Your task:
Copy the data precisely, character for character, and leave out every picture.

Data segment:

--

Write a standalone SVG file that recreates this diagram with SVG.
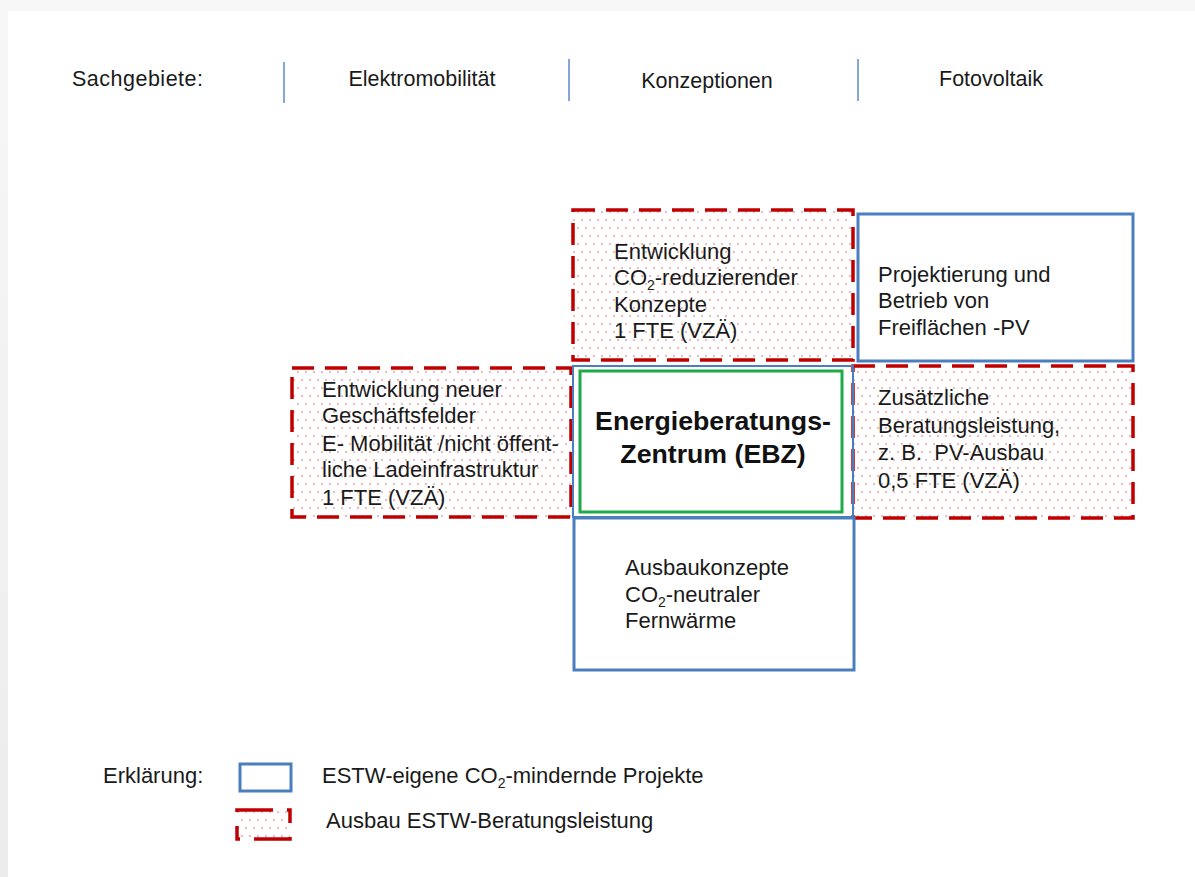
<svg xmlns="http://www.w3.org/2000/svg" width="1195" height="877" viewBox="0 0 1195 877">
<defs>
<pattern id="dots" width="8" height="16" patternUnits="userSpaceOnUse">
<rect width="8" height="16" fill="#ffffff"/>
<circle cx="2" cy="4" r="0.8" fill="#e06060"/>
<circle cx="6" cy="12" r="0.8" fill="#e06060"/>
</pattern>
<linearGradient id="topShade" x1="0" y1="0" x2="0" y2="1">
<stop offset="0" stop-color="#f7f7f7"/>
<stop offset="1" stop-color="#ececec"/>
</linearGradient>
</defs>
<style>
.t{font-family:"Liberation Sans",Arial,sans-serif;font-size:22px;fill:#1a1a1a}
.h{font-family:"Liberation Sans",Arial,sans-serif;font-size:21.5px;fill:#1a1a1a}
.b{font-family:"Liberation Sans",Arial,sans-serif;font-size:26.7px;font-weight:bold;fill:#111;text-anchor:middle}
.sub{font-size:14px}
.red{fill:url(#dots);stroke:#c00000;stroke-width:3.5;stroke-dasharray:22 11}
.blue{fill:#fff;stroke:#4a7ebf;stroke-width:3}
.green{fill:#fff;stroke:#1faa4a;stroke-width:3}
.sep{stroke:#5b8ccc;stroke-width:1.5}
</style>
<rect width="1195" height="877" fill="url(#topShade)"/>
<rect x="8" y="11" width="1187" height="866" fill="#ffffff"/>

<g id="header">
<text class="h" x="72" y="86" textLength="131">Sachgebiete:</text>
<line class="sep" x1="284" y1="62" x2="284" y2="103"/>
<text class="h" x="422" y="86" text-anchor="middle">Elektromobilität</text>
<line class="sep" x1="569" y1="59" x2="569" y2="101"/>
<text class="h" x="707" y="88" text-anchor="middle">Konzeptionen</text>
<line class="sep" x1="858" y1="59" x2="858" y2="101"/>
<text class="h" x="991" y="86" text-anchor="middle">Fotovoltaik</text>
</g>

<g id="connectors"></g>

<g id="node-konzepte">
<rect class="red" x="573" y="210" width="280" height="150"/>
<text class="t" x="614" y="259">Entwicklung</text>
<text class="t" x="614" y="285">CO<tspan class="sub" dy="5">2</tspan><tspan dy="-5">-reduzierender</tspan></text>
<text class="t" x="614" y="312">Konzepte</text>
<text class="t" x="614" y="338">1 FTE (VZÄ)</text>
</g>

<g id="node-pv">
<rect class="blue" x="858" y="214" width="275" height="147"/>
<text class="t" x="878" y="282">Projektierung und</text>
<text class="t" x="878" y="308">Betrieb von</text>
<text class="t" x="878" y="335">Freiflächen -PV</text>
</g>

<g id="node-emob">
<rect class="red" x="292" y="368" width="279" height="149"/>
<text class="t" x="322" y="397">Entwicklung neuer</text>
<text class="t" x="322" y="423">Geschäftsfelder</text>
<text class="t" x="322" y="451">E- Mobilität /nicht öffent-</text>
<text class="t" x="322" y="477">liche Ladeinfrastruktur</text>
<text class="t" x="322" y="505">1 FTE (VZÄ)</text>
</g>

<g id="node-beratung">
<rect class="red" x="853" y="366" width="280" height="152"/>
<text class="t" x="878" y="405">Zusätzliche</text>
<text class="t" x="878" y="433">Beratungsleistung,</text>
<text class="t" x="878" y="460" xml:space="preserve">z. B.  PV-Ausbau</text>
<text class="t" x="878" y="488">0,5 FTE (VZÄ)</text>
</g>

<g id="node-ebz">
<rect fill="none" stroke="#4a7ebf" stroke-width="2" x="573" y="366" width="280" height="151"/>
<rect class="green" x="580" y="371" width="262" height="141"/>
<text class="b" x="713" y="430">Energieberatungs-</text>
<text class="b" x="713" y="463">Zentrum (EBZ)</text>
</g>

<g id="node-fernwaerme">
<rect class="blue" x="574" y="518" width="280" height="152"/>
<text class="t" x="625" y="575">Ausbaukonzepte</text>
<text class="t" x="625" y="602">CO<tspan class="sub" dy="5">2</tspan><tspan dy="-5">-neutraler</tspan></text>
<text class="t" x="625" y="628">Fernwärme</text>
</g>

<g id="legend">
<text class="t" x="103" y="783">Erklärung:</text>
<rect class="blue" x="240" y="764" width="51" height="27"/>
<text class="t" x="322" y="783">ESTW-eigene CO<tspan class="sub" dy="5">2</tspan><tspan dy="-5">-mindernde Projekte</tspan></text>
<rect x="237" y="810" width="53" height="29" fill="url(#dots)" stroke="#c00000" stroke-width="3.5" stroke-dasharray="36 14 16 14 38 14 16 14"/>
<text class="t" x="326" y="828">Ausbau ESTW-Beratungsleistung</text>
</g>
</svg>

--

Right answer:
Write a standalone SVG file that recreates this diagram with SVG.
<svg xmlns="http://www.w3.org/2000/svg" width="1195" height="877" viewBox="0 0 1195 877">
<defs>
<pattern id="dots" width="8" height="16" patternUnits="userSpaceOnUse">
<rect width="8" height="16" fill="#ffffff"/>
<circle cx="2" cy="4" r="0.8" fill="#e06060"/>
<circle cx="6" cy="12" r="0.8" fill="#e06060"/>
</pattern>
<linearGradient id="topShade" x1="0" y1="0" x2="0" y2="1">
<stop offset="0" stop-color="#f7f7f7"/>
<stop offset="1" stop-color="#ececec"/>
</linearGradient>
</defs>
<style>
.t{font-family:"Liberation Sans",Arial,sans-serif;font-size:22px;fill:#1a1a1a}
.h{font-family:"Liberation Sans",Arial,sans-serif;font-size:21.5px;fill:#1a1a1a}
.b{font-family:"Liberation Sans",Arial,sans-serif;font-size:26.7px;font-weight:bold;fill:#111;text-anchor:middle}
.sub{font-size:14px}
.red{fill:url(#dots);stroke:#c00000;stroke-width:3.5;stroke-dasharray:22 11}
.blue{fill:#fff;stroke:#4a7ebf;stroke-width:3}
.green{fill:#fff;stroke:#1faa4a;stroke-width:3}
.sep{stroke:#5b8ccc;stroke-width:1.5}
</style>
<rect width="1195" height="877" fill="url(#topShade)"/>
<rect x="8" y="11" width="1187" height="866" fill="#ffffff"/>

<g id="header">
<text class="h" x="72" y="86" textLength="131">Sachgebiete:</text>
<line class="sep" x1="284" y1="62" x2="284" y2="103"/>
<text class="h" x="422" y="86" text-anchor="middle">Elektromobilität</text>
<line class="sep" x1="569" y1="59" x2="569" y2="101"/>
<text class="h" x="707" y="88" text-anchor="middle">Konzeptionen</text>
<line class="sep" x1="858" y1="59" x2="858" y2="101"/>
<text class="h" x="991" y="86" text-anchor="middle">Fotovoltaik</text>
</g>

<g id="connectors"></g>

<g id="node-konzepte">
<rect class="red" x="573" y="210" width="280" height="150"/>
<text class="t" x="614" y="259">Entwicklung</text>
<text class="t" x="614" y="285">CO<tspan class="sub" dy="5">2</tspan><tspan dy="-5">-reduzierender</tspan></text>
<text class="t" x="614" y="312">Konzepte</text>
<text class="t" x="614" y="338">1 FTE (VZÄ)</text>
</g>

<g id="node-pv">
<rect class="blue" x="858" y="214" width="275" height="147"/>
<text class="t" x="878" y="282">Projektierung und</text>
<text class="t" x="878" y="308">Betrieb von</text>
<text class="t" x="878" y="335">Freiflächen -PV</text>
</g>

<g id="node-emob">
<rect class="red" x="292" y="368" width="279" height="149"/>
<text class="t" x="322" y="397">Entwicklung neuer</text>
<text class="t" x="322" y="423">Geschäftsfelder</text>
<text class="t" x="322" y="451">E- Mobilität /nicht öffent-</text>
<text class="t" x="322" y="477">liche Ladeinfrastruktur</text>
<text class="t" x="322" y="505">1 FTE (VZÄ)</text>
</g>

<g id="node-beratung">
<rect class="red" x="853" y="366" width="280" height="152"/>
<text class="t" x="878" y="405">Zusätzliche</text>
<text class="t" x="878" y="433">Beratungsleistung,</text>
<text class="t" x="878" y="460" xml:space="preserve">z. B.  PV-Ausbau</text>
<text class="t" x="878" y="488">0,5 FTE (VZÄ)</text>
</g>

<g id="node-ebz">
<rect fill="none" stroke="#4a7ebf" stroke-width="2" x="573" y="366" width="280" height="151"/>
<rect class="green" x="580" y="371" width="262" height="141"/>
<text class="b" x="713" y="430">Energieberatungs-</text>
<text class="b" x="713" y="463">Zentrum (EBZ)</text>
</g>

<g id="node-fernwaerme">
<rect class="blue" x="574" y="518" width="280" height="152"/>
<text class="t" x="625" y="575">Ausbaukonzepte</text>
<text class="t" x="625" y="602">CO<tspan class="sub" dy="5">2</tspan><tspan dy="-5">-neutraler</tspan></text>
<text class="t" x="625" y="628">Fernwärme</text>
</g>

<g id="legend">
<text class="t" x="103" y="783">Erklärung:</text>
<rect class="blue" x="240" y="764" width="51" height="27"/>
<text class="t" x="322" y="783">ESTW-eigene CO<tspan class="sub" dy="5">2</tspan><tspan dy="-5">-mindernde Projekte</tspan></text>
<rect x="237" y="810" width="53" height="29" fill="url(#dots)" stroke="#c00000" stroke-width="3.5" stroke-dasharray="36 14 16 14 38 14 16 14"/>
<text class="t" x="326" y="828">Ausbau ESTW-Beratungsleistung</text>
</g>
</svg>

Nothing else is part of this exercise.